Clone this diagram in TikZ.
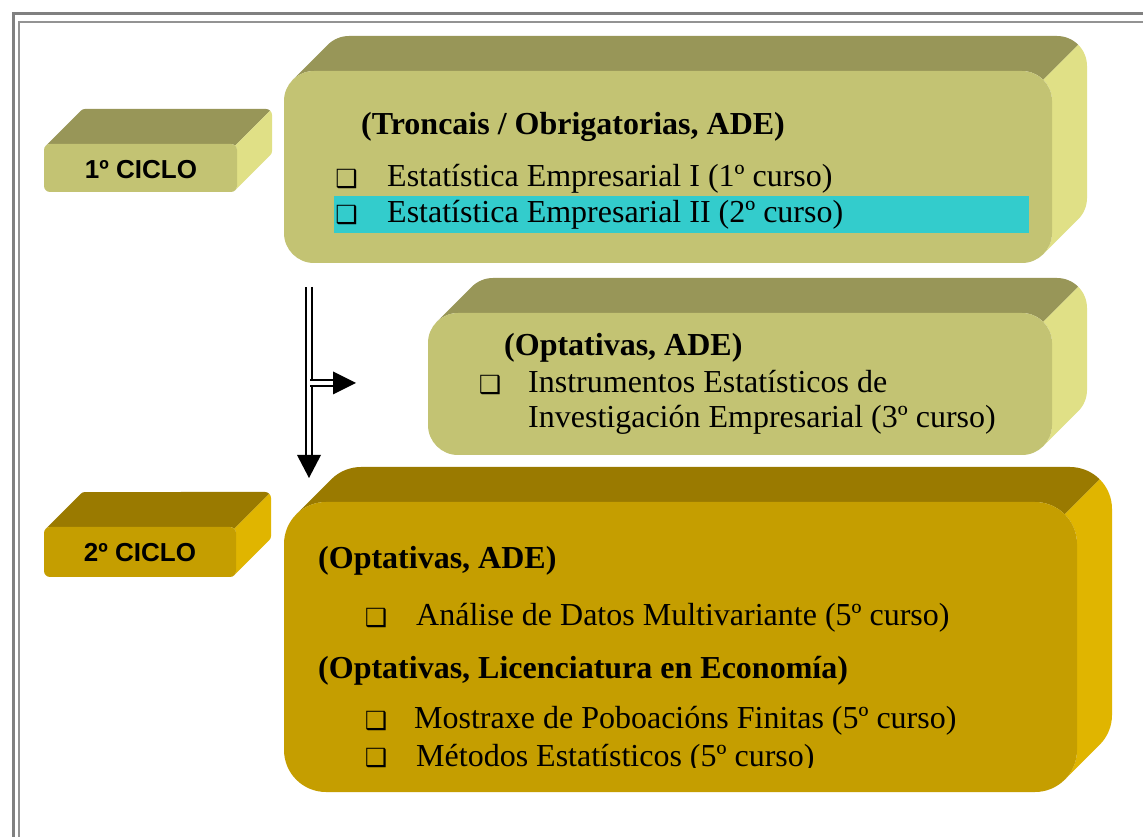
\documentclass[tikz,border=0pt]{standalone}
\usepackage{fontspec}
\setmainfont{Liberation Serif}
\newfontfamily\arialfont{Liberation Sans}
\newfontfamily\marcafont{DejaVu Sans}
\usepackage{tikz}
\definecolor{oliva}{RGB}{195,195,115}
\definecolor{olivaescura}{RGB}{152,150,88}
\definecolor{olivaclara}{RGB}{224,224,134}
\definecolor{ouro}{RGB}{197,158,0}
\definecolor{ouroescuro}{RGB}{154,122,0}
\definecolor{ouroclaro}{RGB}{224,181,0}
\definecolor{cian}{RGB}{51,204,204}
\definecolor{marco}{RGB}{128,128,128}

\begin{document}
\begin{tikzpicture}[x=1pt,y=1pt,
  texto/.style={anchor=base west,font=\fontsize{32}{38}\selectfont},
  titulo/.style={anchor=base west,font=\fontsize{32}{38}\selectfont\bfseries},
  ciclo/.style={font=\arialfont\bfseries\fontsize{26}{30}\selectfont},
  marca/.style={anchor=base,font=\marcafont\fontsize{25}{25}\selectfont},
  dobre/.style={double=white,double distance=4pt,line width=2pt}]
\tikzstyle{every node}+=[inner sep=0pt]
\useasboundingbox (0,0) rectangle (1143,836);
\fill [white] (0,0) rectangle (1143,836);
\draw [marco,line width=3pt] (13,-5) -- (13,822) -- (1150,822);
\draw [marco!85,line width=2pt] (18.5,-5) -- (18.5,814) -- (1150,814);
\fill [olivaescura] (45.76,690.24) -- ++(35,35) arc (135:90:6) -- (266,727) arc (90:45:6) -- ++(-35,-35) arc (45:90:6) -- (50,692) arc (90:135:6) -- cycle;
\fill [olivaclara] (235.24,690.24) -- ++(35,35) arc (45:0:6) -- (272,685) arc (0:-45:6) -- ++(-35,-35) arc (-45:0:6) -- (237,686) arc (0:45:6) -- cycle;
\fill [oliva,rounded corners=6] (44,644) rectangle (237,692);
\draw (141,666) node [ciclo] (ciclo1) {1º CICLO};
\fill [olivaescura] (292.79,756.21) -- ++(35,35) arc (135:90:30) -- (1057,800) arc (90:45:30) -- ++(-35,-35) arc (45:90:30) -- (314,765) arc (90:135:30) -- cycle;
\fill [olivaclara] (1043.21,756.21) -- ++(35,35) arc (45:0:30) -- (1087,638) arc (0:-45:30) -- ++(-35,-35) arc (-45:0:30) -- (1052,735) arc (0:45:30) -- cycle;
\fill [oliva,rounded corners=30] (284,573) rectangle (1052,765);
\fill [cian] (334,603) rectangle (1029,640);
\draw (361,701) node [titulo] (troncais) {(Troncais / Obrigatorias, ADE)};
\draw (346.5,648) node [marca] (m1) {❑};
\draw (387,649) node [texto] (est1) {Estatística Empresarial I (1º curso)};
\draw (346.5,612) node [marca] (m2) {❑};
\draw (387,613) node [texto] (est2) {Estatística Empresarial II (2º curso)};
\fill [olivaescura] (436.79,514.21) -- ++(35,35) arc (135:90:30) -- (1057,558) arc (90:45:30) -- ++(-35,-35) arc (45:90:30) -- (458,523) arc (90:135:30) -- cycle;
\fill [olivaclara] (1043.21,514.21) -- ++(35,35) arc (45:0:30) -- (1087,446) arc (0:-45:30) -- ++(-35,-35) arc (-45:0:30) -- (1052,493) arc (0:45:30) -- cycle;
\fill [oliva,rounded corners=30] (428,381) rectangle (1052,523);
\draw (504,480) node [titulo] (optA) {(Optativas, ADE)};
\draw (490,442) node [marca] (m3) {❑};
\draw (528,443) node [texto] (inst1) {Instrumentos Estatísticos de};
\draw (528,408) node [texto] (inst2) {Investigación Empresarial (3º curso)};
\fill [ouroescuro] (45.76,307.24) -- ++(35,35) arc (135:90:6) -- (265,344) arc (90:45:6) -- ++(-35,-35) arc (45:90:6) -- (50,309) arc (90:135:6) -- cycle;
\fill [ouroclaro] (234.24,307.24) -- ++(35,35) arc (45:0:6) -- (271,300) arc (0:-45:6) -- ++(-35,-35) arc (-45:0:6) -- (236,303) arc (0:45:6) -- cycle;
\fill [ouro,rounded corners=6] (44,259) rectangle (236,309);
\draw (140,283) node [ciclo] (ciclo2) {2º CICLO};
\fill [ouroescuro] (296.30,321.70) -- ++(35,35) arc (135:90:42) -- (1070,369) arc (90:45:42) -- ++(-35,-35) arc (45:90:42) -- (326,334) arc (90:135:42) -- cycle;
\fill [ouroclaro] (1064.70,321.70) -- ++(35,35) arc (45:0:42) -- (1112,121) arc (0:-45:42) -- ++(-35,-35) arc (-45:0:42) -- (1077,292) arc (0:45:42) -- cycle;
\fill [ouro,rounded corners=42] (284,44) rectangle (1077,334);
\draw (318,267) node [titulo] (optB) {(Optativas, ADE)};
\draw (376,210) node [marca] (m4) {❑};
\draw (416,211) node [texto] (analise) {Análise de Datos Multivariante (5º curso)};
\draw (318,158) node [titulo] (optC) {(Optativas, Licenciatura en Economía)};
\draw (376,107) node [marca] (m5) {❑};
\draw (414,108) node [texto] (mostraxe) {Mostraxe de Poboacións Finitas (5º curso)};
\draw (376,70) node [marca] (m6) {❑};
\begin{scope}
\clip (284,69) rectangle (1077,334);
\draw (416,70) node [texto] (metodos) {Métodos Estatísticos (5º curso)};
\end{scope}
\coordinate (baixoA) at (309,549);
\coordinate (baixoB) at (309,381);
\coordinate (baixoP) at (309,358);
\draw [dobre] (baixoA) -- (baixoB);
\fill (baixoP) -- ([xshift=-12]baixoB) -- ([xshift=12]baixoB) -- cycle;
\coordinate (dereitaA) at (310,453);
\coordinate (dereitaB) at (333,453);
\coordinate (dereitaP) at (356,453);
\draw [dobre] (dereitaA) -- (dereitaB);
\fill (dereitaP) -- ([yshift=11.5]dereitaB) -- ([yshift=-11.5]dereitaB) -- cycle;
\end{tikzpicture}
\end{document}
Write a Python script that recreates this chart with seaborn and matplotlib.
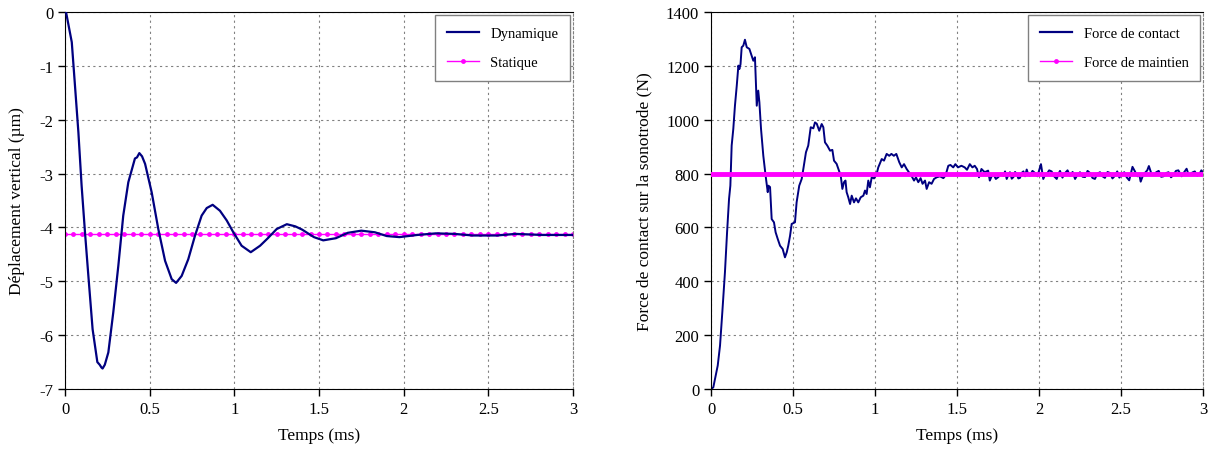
============
PROBLEM REQUIREMENTS
Scan the material and collect every line that contains "this".

PROBLEM SOLUTION
Clone this diagram in TikZ.
Write a Python script that recreates this chart with seaborn and matplotlib.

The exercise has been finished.